** TASK INPUTS **

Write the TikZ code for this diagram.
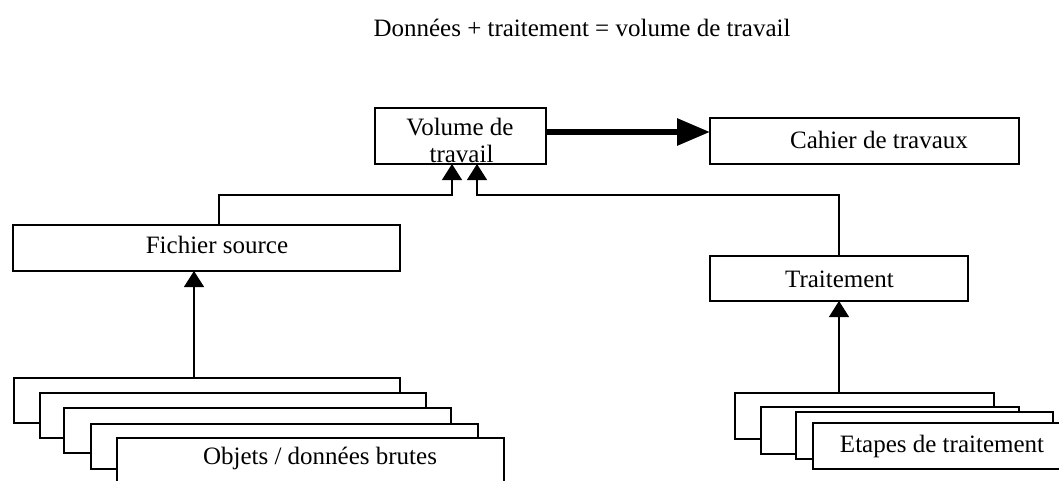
\documentclass[tikz,border=0pt]{standalone}
\usepackage{fontspec}
\setmainfont{Liberation Serif}
\usetikzlibrary{arrows.meta}
\begin{document}
\begin{tikzpicture}[x=1pt,y=-1pt,
  box/.style={draw, line width=1.2pt, fill=white, inner sep=0pt, outer sep=0pt, anchor=north west},
  lbl/.style={anchor=base, inner sep=0pt, font=\fontsize{25}{28}\selectfont},
  con/.style={line width=1.2pt, -{Triangle[length=16pt,width=20pt]}},
  big/.style={line width=6pt, -{Triangle[length=33pt,width=26pt]}}]
\clip (0,0) rectangle (1059,480);
% main boxes
\node[box, minimum width=171pt, minimum height=56pt] (vol) at (375,108) {};
\node[box, minimum width=309pt, minimum height=46pt] (cah) at (710,118) {};
\node[box, minimum width=387pt, minimum height=46pt] (fich) at (13,225) {};
\node[box, minimum width=258pt, minimum height=45pt] (trait) at (710,256) {};
% left stack
\node[box, minimum width=386pt, minimum height=45pt] (s1) at (14,378) {};
\node[box, minimum width=386pt, minimum height=45pt] (s2) at (40,393) {};
\node[box, minimum width=387pt, minimum height=45pt] (s3) at (64,408) {};
\node[box, minimum width=387pt, minimum height=45pt] (s4) at (91,424) {};
\node[box, minimum width=387pt, minimum height=46pt] (s5) at (117,438) {};
% right stack
\node[box, minimum width=259pt, minimum height=46pt] (t1) at (735,393) {};
\node[box, minimum width=258pt, minimum height=47pt] (t2) at (761,407) {};
\node[box, minimum width=257pt, minimum height=47pt] (t3) at (796,412) {};
\node[box, minimum width=270pt, minimum height=46pt] (t4) at (813,423) {};
% labels
\node[lbl] (title) at (582,36) {Données + traitement = volume de travail};
\node[lbl] (volA) at (460,135) {Volume de};
\node[lbl] (volB) at (461.5,162) {travail};
\node[lbl] (cahT) at (879,148) {Cahier de travaux};
\node[lbl] (fichT) at (217,253) {Fichier source};
\node[lbl] (traitT) at (839.5,287) {Traitement};
\node[lbl] (s5T) at (320,464) {Objets / données brutes};
\node[lbl] (t4T) at (942,452) {Etapes de traitement};
% connectors
\draw[big] ([yshift=4pt]vol.east) -- ([yshift=4pt]vol.east -| cah.west);
\draw[con] ([xshift=12.5pt]fich.north) -- ++(0,-30) -| ([xshift=-8.5pt]vol.south);
\draw[con] (trait.north) -- ++(0,-61) -| ([xshift=16.5pt]vol.south);
\draw[con] ([xshift=-13pt]s1.north) -- ([xshift=-13pt]s1.north |- fich.south);
\draw[con] (t1.north -| trait.south) -- (trait.south);
\end{tikzpicture}
\end{document}
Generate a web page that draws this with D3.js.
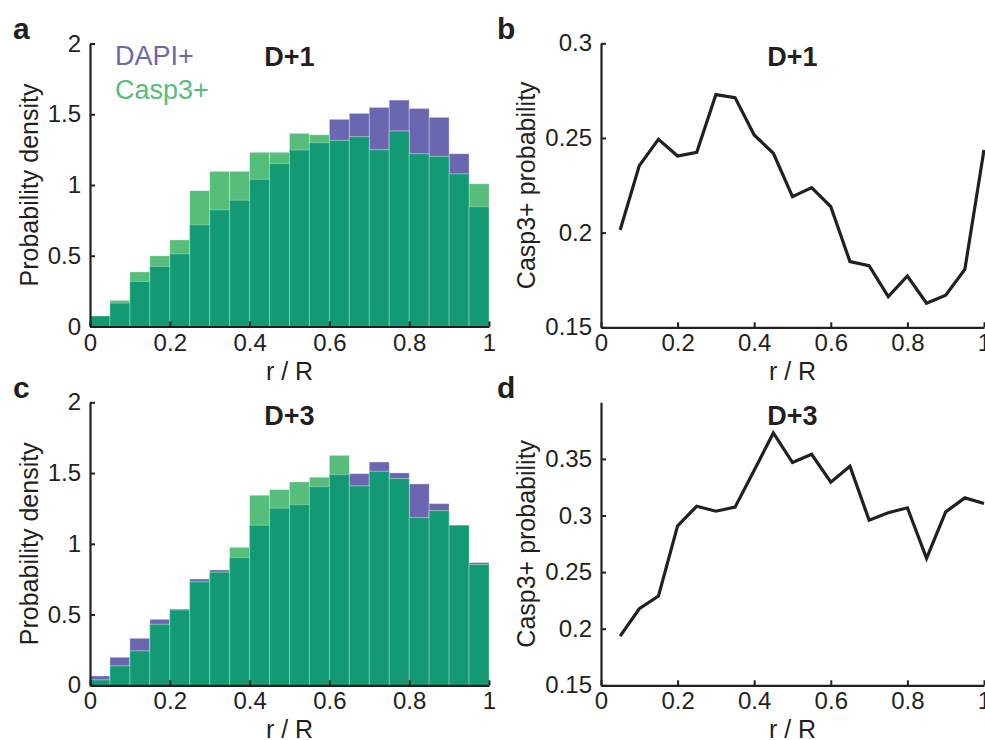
<!DOCTYPE html>
<html>
<head>
<meta charset="utf-8">
<script src="https://cdn.jsdelivr.net/npm/d3@7"></script>
<style>
  body { margin: 0; background: #fff; }
  svg { display: block; font-family: 'Liberation Sans', Arial, sans-serif; }
  .axis path, .axis line { stroke: #231f20; }
  .axis path { stroke-width: 2.2; }
  .axis line { stroke-width: 2; }
  .axis text { font-size: 24px; fill: #231f20; font-family: 'Liberation Sans', Arial, sans-serif; }
</style>
</head>
<body>
<svg id="fig"></svg>
<script>
// bin edges of r / R (20 bins)
let rEdges = [0, 0.05, 0.1, 0.15, 0.2, 0.25, 0.3, 0.35, 0.4, 0.45, 0.5,
  0.55, 0.6, 0.65, 0.7, 0.75, 0.8, 0.85, 0.9, 0.95, 1]
// x positions of the probability curves
let rPoints = [0.05, 0.1, 0.15, 0.2, 0.25, 0.3, 0.35, 0.4, 0.45, 0.5,
  0.55, 0.6, 0.65, 0.7, 0.75, 0.8, 0.85, 0.9, 0.95, 1]

// probability density, D+1
let dapiD1 = [0.074, 0.165, 0.318, 0.424, 0.513, 0.718, 0.824, 0.892, 1.04, 1.151,
  1.247, 1.299, 1.464, 1.506, 1.548, 1.6, 1.541, 1.478, 1.221, 0.847]
let caspD1 = [0.075, 0.184, 0.386, 0.499, 0.612, 0.96, 1.096, 1.096, 1.231, 1.231,
  1.365, 1.355, 1.315, 1.341, 1.249, 1.381, 1.221, 1.202, 1.078, 1.009]

// probability density, D+3
let dapiD3 = [0.066, 0.198, 0.332, 0.466, 0.539, 0.751, 0.815, 0.902, 1.131, 1.251,
  1.277, 1.404, 1.489, 1.496, 1.578, 1.501, 1.423, 1.284, 1.131, 0.867]
let caspD3 = [0.038, 0.137, 0.243, 0.431, 0.532, 0.73, 0.799, 0.975, 1.343, 1.383,
  1.437, 1.47, 1.625, 1.409, 1.512, 1.461, 1.185, 1.234, 1.131, 0.853]

// Casp3+ probability
let probD1 = [0.2014, 0.2354, 0.2493, 0.2405, 0.2424, 0.2729, 0.2713, 0.2516, 0.2419, 0.219,
  0.2238, 0.2137, 0.1847, 0.1826, 0.1662, 0.1771, 0.1627, 0.1669, 0.1806, 0.2437]
let probD3 = [0.1935, 0.2176, 0.2288, 0.2909, 0.3082, 0.3038, 0.3074, 0.34, 0.3729, 0.3468,
  0.3541, 0.3294, 0.3435, 0.2959, 0.3024, 0.3068, 0.2621, 0.3032, 0.3156, 0.3106]

// tick values
let xTicks = [0, 0.2, 0.4, 0.6, 0.8, 1]
let yTicksHist = [0, 0.5, 1, 1.5, 2]
let yTicksB = [0.15, 0.2, 0.25, 0.3]
let yTicksD = [0.15, 0.2, 0.25, 0.3, 0.35]

let colDapi = '#6a67b0'
let colCasp = '#57bd7b'
let colBoth = '#139a75'
let ink = '#231f20'

let svg = d3.select('#fig').attr('width', 985).attr('height', 740)

// pixel boxes of the four panels
let leftX = [90, 489]
let rightX = [601, 984]
let topY = [326.5, 43.5]
let botY = [685.3, 402.3]

function drawAxes(x, y, yTicks) {
  let g = svg.append('g')
  g.append('g')
    .attr('class', 'axis')
    .attr('transform', `translate(0,${y.range()[0]})`)
    .call(d3.axisBottom(x).tickValues(xTicks).tickFormat(d => String(d))
      .tickSizeInner(-5).tickSizeOuter(0).tickPadding(7))
  g.append('g')
    .attr('class', 'axis')
    .attr('transform', `translate(${x.range()[0]},0)`)
    .call(d3.axisLeft(y).tickValues(yTicks).tickFormat(d => String(d))
      .tickSizeInner(-5).tickSizeOuter(0).tickPadding(9))
  g.selectAll('.axis text').style('font-size', '24px')
}

function histPanel(xr, yr, dapi, casp, title, letter, legend) {
  let x = d3.scaleLinear().domain([0, 1]).range(xr)
  let y = d3.scaleLinear().domain([0, 2]).range(yr)
  let bins = dapi.map((d, i) => ({
    x0: rEdges[i], x1: rEdges[i + 1], dapi: d, casp: casp[i], both: Math.min(d, casp[i])
  }))
  let layers = [['dapi', colDapi], ['casp', colCasp], ['both', colBoth]]
  for (let [key, col] of layers) {
    svg.append('g')
      .selectAll('rect')
      .data(bins)
      .join('rect')
      .attr('x', d => x(d.x0))
      .attr('width', d => x(d.x1) - x(d.x0))
      .attr('y', d => y(d[key]))
      .attr('height', d => y(0) - y(d[key]))
      .attr('fill', col)
      .attr('stroke', '#ffffff')
      .attr('stroke-opacity', 0.3)
      .attr('stroke-width', 1)
  }
  drawAxes(x, y, yTicksHist)
  labels(x, y, title, letter, 'Probability density', 38)
  if (legend) {
    svg.append('text').attr('x', 115).attr('y', 65)
      .style('font-size', '27px').attr('fill', colDapi).text('DAPI+')
    svg.append('text').attr('x', 115).attr('y', 99)
      .style('font-size', '27px').attr('fill', colCasp).text('Casp3+')
  }
}

function linePanel(xr, yr, yDomain, yTicks, values, title, letter) {
  let x = d3.scaleLinear().domain([0, 1]).range(xr)
  let y = d3.scaleLinear().domain(yDomain).range(yr)
  let line = d3.line().x((d, i) => x(rPoints[i])).y(d => y(d))
  drawAxes(x, y, yTicks)
  svg.append('path')
    .datum(values)
    .attr('d', line)
    .attr('fill', 'none')
    .attr('stroke', ink)
    .attr('stroke-width', 3.2)
    .attr('stroke-linejoin', 'miter')
  labels(x, y, title, letter, 'Casp3+ probability', 535)
}

function labels(x, y, title, letter, ylab, ylabX) {
  let cx = (x.range()[0] + x.range()[1]) / 2
  let cy = (y.range()[0] + y.range()[1]) / 2
  let y0 = y.range()[0]
  let yTop = y.range()[1]
  svg.append('text')
    .attr('x', cx).attr('y', yTop + 22.5)
    .attr('text-anchor', 'middle')
    .style('font-size', '27px').style('font-weight', 'bold')
    .attr('fill', ink).text(title)
  svg.append('text')
    .attr('x', cx).attr('y', y0 + 53)
    .attr('text-anchor', 'middle')
    .style('font-size', '25px').attr('fill', ink).text('r / R')
  svg.append('text')
    .attr('transform', `translate(${ylabX},${cy}) rotate(-90)`)
    .attr('text-anchor', 'middle')
    .style('font-size', '25px').attr('fill', ink).text(ylab)
  svg.append('text')
    .attr('x', x.range()[0] - (x.range()[0] === 90 ? 77 : 104))
    .attr('y', yTop - 4.5)
    .style('font-size', '30px').style('font-weight', 'bold')
    .attr('fill', ink).text(letter)
}

histPanel(leftX, topY, dapiD1, caspD1, 'D+1', 'a', true)
linePanel(rightX, [327.3, 43.3], [0.15, 0.3], yTicksB, probD1, 'D+1', 'b')
histPanel(leftX, botY, dapiD3, caspD3, 'D+3', 'c', false)
linePanel(rightX, botY, [0.15, 0.4], yTicksD, probD3, 'D+3', 'd')
</script>
</body>
</html>
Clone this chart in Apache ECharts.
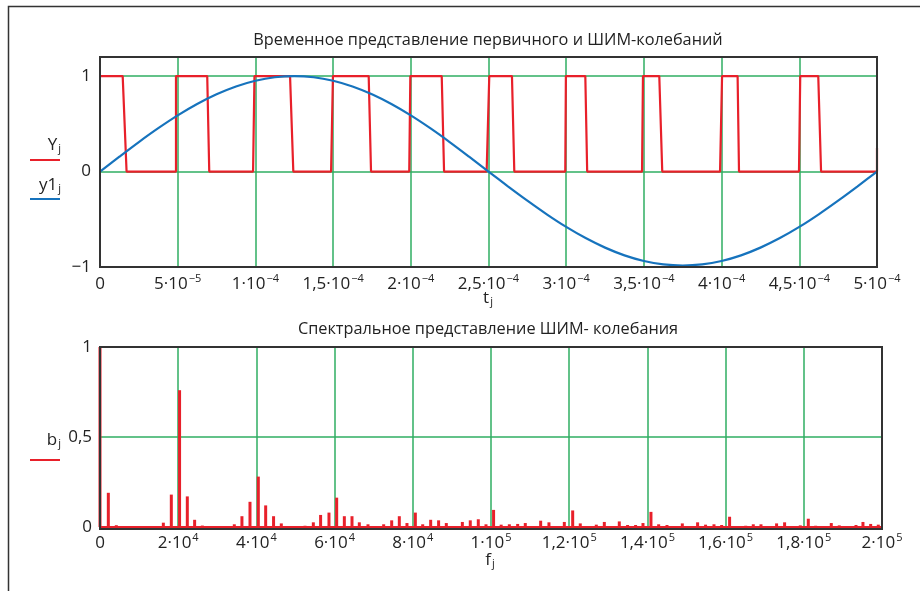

** WHAT THIS TASK INVOLVES **
Without the pictures, give again exactly the lines above starting at the line containing "Generate a web" and ending at the line containing "1.234, 1.131, 0.853]".

** COMPLETE ANSWER **
Generate a web page that draws this with D3.js.
<!DOCTYPE html>
<html>
<head>
<meta charset="utf-8">
<script src="https://cdn.jsdelivr.net/npm/d3@7"></script>
<style>
  body { margin: 0; background: #fff; }
  svg { display: block; font-family: 'Liberation Sans', Arial, sans-serif; }
  .axis path, .axis line { stroke: #231f20; }
  .axis path { stroke-width: 2.2; }
  .axis line { stroke-width: 2; }
  .axis text { font-size: 24px; fill: #231f20; font-family: 'Liberation Sans', Arial, sans-serif; }
</style>
</head>
<body>
<svg id="fig"></svg>
<script>
// bin edges of r / R (20 bins)
let rEdges = [0, 0.05, 0.1, 0.15, 0.2, 0.25, 0.3, 0.35, 0.4, 0.45, 0.5,
  0.55, 0.6, 0.65, 0.7, 0.75, 0.8, 0.85, 0.9, 0.95, 1]
// x positions of the probability curves
let rPoints = [0.05, 0.1, 0.15, 0.2, 0.25, 0.3, 0.35, 0.4, 0.45, 0.5,
  0.55, 0.6, 0.65, 0.7, 0.75, 0.8, 0.85, 0.9, 0.95, 1]

// probability density, D+1
let dapiD1 = [0.074, 0.165, 0.318, 0.424, 0.513, 0.718, 0.824, 0.892, 1.04, 1.151,
  1.247, 1.299, 1.464, 1.506, 1.548, 1.6, 1.541, 1.478, 1.221, 0.847]
let caspD1 = [0.075, 0.184, 0.386, 0.499, 0.612, 0.96, 1.096, 1.096, 1.231, 1.231,
  1.365, 1.355, 1.315, 1.341, 1.249, 1.381, 1.221, 1.202, 1.078, 1.009]

// probability density, D+3
let dapiD3 = [0.066, 0.198, 0.332, 0.466, 0.539, 0.751, 0.815, 0.902, 1.131, 1.251,
  1.277, 1.404, 1.489, 1.496, 1.578, 1.501, 1.423, 1.284, 1.131, 0.867]
let caspD3 = [0.038, 0.137, 0.243, 0.431, 0.532, 0.73, 0.799, 0.975, 1.343, 1.383,
  1.437, 1.47, 1.625, 1.409, 1.512, 1.461, 1.185, 1.234, 1.131, 0.853]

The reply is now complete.